The US House of Representatives Tuesday passed a bill that would enshrine same-sex marriage in federal law. The Respect for Marriage Act passed by a vote of 267-157 amid concern that the Supreme Court could move to overturn the case protecting same-sex marriage, since it is based on the same legal principle as the now-overturned Roe v. Wade.
The bill aims to ensure that individuals retain their right to marriage even if the Supreme Court repeals Obergefell v. Hodges or Loving v. Virginia, landmark cases which struck down laws banning same-sex marriage and interracial marriage respectively. Specifically, the bill repeals a portion of the Defense of Marriage Act allowing states to deny same-sex couples the right to marry. The bill goes on to state that no state can deny any individual the right to marry on the basis of sex, race, ethnicity or national origin. Should any state refuse to recognize same-sex or interracial marriages, the bill authorizes the Department of Justice to pursue civil action against them.
As it currently stands, the Supreme Court requires states to recognize individual’s right to same-sex marriage under Obergefell.
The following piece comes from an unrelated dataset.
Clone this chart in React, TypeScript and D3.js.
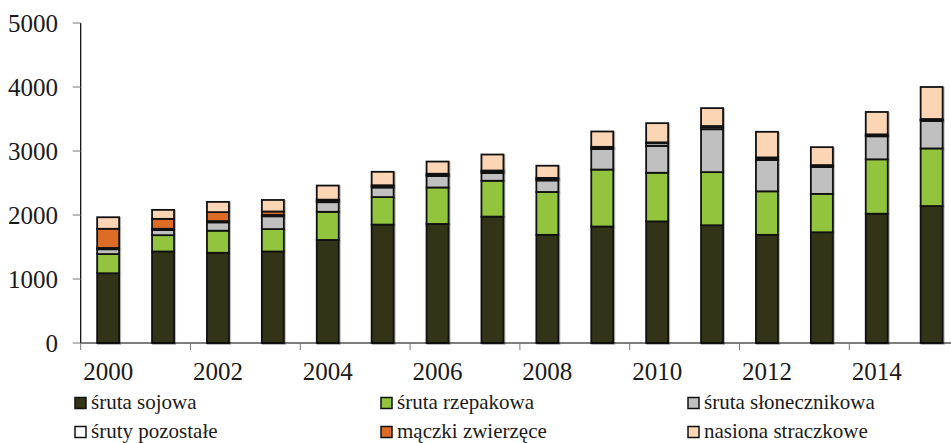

In 2015 the court found a right to same-sex marriage under the Fourteenth Amendment’s due process clause—the very same clause that previously protected an individual’s right to an abortion under Roe. The court also found a right to interracial marriage under the same clause in the case of Loving v. Virginia. Following the court’s decision to overturn Roe in the case of Dobbs v. Jackson Women’s Health Organization, same-sex marriage advocates began sounding the alarm. In his concurring opinion, Justice Clarence Thomas signaled that the Dobbs decision meant the court should reconsider its decision in Obergefell.
The bill now heads to the US Senate, where several senators have already signaled their support. A bipartisan group of senators Tuesday introduced a version of the Respect for Marriage Act to the floor.